Problem to work on: A precise retyping is required of every line from the one containing "Convert this chart to matplotlib code." down to the one containing "ax.spines[side].set_linewidth(1.0)", both included, and of no other line.

Record excerpts:
+++

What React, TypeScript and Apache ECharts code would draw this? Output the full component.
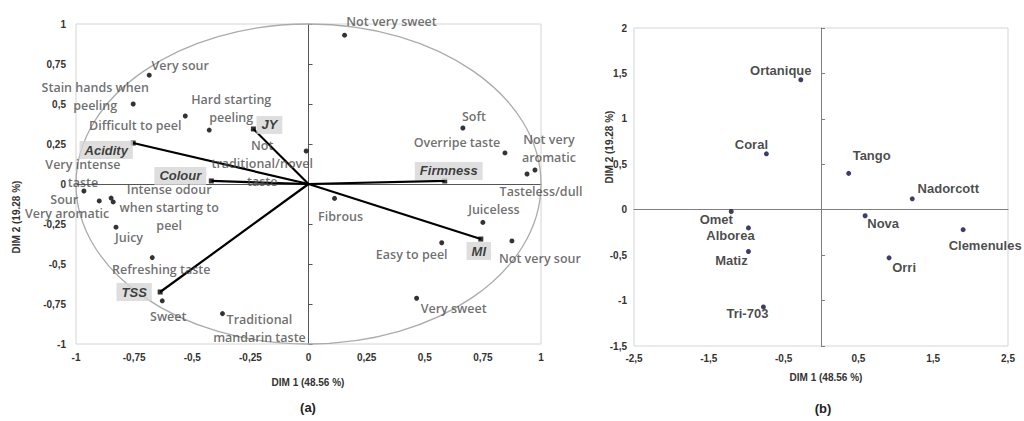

+++

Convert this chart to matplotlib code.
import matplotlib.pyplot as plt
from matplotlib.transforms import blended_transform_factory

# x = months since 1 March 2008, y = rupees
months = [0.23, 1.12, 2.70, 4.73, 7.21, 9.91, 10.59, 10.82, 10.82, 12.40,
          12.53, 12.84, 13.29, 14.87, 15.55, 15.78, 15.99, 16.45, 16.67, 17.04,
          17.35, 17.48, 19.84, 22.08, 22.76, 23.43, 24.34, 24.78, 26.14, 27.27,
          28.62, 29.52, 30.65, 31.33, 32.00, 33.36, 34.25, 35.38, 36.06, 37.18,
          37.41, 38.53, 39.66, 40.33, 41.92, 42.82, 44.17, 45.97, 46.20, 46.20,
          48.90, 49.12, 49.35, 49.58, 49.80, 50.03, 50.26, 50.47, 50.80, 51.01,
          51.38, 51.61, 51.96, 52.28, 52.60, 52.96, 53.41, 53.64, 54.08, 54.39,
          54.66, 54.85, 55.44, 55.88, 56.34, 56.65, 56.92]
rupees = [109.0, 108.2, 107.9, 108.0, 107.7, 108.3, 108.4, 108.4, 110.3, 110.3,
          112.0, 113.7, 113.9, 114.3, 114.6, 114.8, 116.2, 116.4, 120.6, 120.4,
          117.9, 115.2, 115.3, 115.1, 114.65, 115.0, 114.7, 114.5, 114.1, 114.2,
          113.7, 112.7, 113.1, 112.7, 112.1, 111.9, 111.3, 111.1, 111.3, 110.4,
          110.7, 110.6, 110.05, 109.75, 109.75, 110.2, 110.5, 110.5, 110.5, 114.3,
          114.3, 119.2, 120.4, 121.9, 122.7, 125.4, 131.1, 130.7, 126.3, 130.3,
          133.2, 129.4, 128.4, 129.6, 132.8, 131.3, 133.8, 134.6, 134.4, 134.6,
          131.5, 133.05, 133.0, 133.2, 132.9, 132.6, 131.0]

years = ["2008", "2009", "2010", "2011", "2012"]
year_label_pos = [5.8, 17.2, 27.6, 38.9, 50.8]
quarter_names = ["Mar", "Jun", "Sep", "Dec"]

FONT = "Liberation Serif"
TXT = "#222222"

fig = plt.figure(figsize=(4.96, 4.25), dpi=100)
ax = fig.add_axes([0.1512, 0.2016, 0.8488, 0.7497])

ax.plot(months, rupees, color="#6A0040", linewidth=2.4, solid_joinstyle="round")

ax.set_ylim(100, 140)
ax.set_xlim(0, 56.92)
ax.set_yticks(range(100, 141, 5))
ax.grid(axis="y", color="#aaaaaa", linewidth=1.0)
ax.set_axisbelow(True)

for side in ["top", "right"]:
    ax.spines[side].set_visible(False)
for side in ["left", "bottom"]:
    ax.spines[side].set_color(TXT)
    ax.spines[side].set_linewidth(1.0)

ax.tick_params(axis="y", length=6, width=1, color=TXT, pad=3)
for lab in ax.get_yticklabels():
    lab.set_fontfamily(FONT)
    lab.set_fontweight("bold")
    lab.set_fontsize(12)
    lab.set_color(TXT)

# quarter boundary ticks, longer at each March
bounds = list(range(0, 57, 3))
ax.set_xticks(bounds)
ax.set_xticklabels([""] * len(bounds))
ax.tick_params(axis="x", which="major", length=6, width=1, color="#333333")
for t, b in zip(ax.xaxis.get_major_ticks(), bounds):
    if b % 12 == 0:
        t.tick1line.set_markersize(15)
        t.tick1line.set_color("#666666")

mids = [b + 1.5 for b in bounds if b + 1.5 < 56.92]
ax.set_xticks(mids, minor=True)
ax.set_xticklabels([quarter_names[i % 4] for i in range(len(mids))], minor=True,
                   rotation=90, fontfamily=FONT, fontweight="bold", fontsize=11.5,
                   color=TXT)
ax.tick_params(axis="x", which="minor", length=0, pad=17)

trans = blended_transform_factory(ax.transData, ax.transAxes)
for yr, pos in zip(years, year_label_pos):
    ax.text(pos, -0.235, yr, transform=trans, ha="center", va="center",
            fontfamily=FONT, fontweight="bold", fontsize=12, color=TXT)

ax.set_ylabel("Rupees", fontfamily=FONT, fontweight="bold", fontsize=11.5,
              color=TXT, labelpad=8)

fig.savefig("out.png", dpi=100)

+++

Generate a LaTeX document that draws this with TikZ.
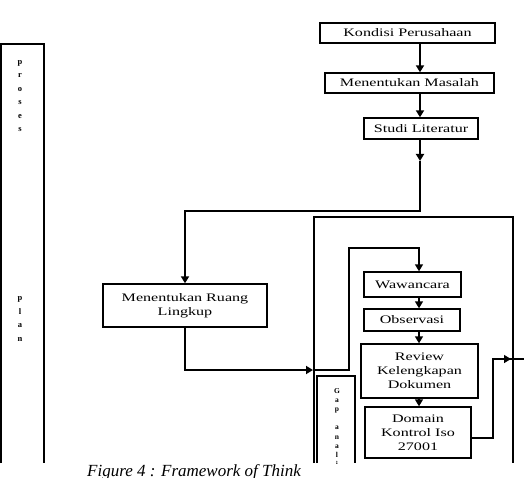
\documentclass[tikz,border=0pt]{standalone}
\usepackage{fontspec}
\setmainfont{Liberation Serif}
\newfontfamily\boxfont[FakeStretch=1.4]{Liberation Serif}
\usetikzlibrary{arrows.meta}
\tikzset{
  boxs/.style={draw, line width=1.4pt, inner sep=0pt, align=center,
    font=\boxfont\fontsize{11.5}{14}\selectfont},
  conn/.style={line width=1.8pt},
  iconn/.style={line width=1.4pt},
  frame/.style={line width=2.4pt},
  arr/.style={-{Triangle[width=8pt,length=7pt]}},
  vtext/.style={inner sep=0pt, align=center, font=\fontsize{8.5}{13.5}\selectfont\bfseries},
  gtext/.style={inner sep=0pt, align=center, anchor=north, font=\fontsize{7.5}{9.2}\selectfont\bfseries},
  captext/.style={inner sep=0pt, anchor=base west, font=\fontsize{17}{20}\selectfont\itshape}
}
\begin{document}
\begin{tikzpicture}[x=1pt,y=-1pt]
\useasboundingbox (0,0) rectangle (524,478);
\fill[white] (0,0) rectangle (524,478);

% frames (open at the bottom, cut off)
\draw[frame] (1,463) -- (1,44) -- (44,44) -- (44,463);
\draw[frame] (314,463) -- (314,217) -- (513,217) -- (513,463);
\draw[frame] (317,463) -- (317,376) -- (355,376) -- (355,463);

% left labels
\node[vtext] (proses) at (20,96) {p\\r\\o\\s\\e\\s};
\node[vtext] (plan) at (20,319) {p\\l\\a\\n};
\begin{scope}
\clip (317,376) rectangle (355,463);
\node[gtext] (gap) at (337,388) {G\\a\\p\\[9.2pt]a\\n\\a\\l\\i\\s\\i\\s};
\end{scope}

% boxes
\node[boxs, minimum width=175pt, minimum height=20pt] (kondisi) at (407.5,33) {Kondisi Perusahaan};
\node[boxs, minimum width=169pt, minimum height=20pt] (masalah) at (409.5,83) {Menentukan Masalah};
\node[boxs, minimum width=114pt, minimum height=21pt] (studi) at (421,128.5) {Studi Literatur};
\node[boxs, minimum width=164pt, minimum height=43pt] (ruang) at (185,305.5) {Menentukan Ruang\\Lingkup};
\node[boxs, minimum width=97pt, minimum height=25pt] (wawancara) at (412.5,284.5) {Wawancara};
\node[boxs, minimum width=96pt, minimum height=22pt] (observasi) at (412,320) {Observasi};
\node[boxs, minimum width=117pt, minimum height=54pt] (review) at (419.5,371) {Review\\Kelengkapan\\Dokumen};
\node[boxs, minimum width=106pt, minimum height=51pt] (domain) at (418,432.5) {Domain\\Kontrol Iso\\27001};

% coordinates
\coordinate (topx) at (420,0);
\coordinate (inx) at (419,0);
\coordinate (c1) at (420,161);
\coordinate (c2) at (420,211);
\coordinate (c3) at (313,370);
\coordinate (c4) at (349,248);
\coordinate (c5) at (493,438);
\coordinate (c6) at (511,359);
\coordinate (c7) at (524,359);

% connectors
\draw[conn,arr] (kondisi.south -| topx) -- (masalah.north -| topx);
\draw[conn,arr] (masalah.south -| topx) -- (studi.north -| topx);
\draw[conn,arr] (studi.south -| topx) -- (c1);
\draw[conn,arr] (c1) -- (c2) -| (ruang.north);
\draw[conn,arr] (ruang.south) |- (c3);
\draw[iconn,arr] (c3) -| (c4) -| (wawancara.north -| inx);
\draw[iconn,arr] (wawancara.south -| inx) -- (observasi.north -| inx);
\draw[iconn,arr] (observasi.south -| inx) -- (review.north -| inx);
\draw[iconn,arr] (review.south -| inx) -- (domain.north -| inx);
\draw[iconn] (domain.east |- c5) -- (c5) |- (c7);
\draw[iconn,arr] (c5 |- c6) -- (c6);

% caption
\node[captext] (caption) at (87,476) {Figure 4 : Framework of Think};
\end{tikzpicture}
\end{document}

+++

Solution to the exercise:
Convert this chart to matplotlib code.
import matplotlib.pyplot as plt
from matplotlib.transforms import blended_transform_factory

# x = months since 1 March 2008, y = rupees
months = [0.23, 1.12, 2.70, 4.73, 7.21, 9.91, 10.59, 10.82, 10.82, 12.40,
          12.53, 12.84, 13.29, 14.87, 15.55, 15.78, 15.99, 16.45, 16.67, 17.04,
          17.35, 17.48, 19.84, 22.08, 22.76, 23.43, 24.34, 24.78, 26.14, 27.27,
          28.62, 29.52, 30.65, 31.33, 32.00, 33.36, 34.25, 35.38, 36.06, 37.18,
          37.41, 38.53, 39.66, 40.33, 41.92, 42.82, 44.17, 45.97, 46.20, 46.20,
          48.90, 49.12, 49.35, 49.58, 49.80, 50.03, 50.26, 50.47, 50.80, 51.01,
          51.38, 51.61, 51.96, 52.28, 52.60, 52.96, 53.41, 53.64, 54.08, 54.39,
          54.66, 54.85, 55.44, 55.88, 56.34, 56.65, 56.92]
rupees = [109.0, 108.2, 107.9, 108.0, 107.7, 108.3, 108.4, 108.4, 110.3, 110.3,
          112.0, 113.7, 113.9, 114.3, 114.6, 114.8, 116.2, 116.4, 120.6, 120.4,
          117.9, 115.2, 115.3, 115.1, 114.65, 115.0, 114.7, 114.5, 114.1, 114.2,
          113.7, 112.7, 113.1, 112.7, 112.1, 111.9, 111.3, 111.1, 111.3, 110.4,
          110.7, 110.6, 110.05, 109.75, 109.75, 110.2, 110.5, 110.5, 110.5, 114.3,
          114.3, 119.2, 120.4, 121.9, 122.7, 125.4, 131.1, 130.7, 126.3, 130.3,
          133.2, 129.4, 128.4, 129.6, 132.8, 131.3, 133.8, 134.6, 134.4, 134.6,
          131.5, 133.05, 133.0, 133.2, 132.9, 132.6, 131.0]

years = ["2008", "2009", "2010", "2011", "2012"]
year_label_pos = [5.8, 17.2, 27.6, 38.9, 50.8]
quarter_names = ["Mar", "Jun", "Sep", "Dec"]

FONT = "Liberation Serif"
TXT = "#222222"

fig = plt.figure(figsize=(4.96, 4.25), dpi=100)
ax = fig.add_axes([0.1512, 0.2016, 0.8488, 0.7497])

ax.plot(months, rupees, color="#6A0040", linewidth=2.4, solid_joinstyle="round")

ax.set_ylim(100, 140)
ax.set_xlim(0, 56.92)
ax.set_yticks(range(100, 141, 5))
ax.grid(axis="y", color="#aaaaaa", linewidth=1.0)
ax.set_axisbelow(True)

for side in ["top", "right"]:
    ax.spines[side].set_visible(False)
for side in ["left", "bottom"]:
    ax.spines[side].set_color(TXT)
    ax.spines[side].set_linewidth(1.0)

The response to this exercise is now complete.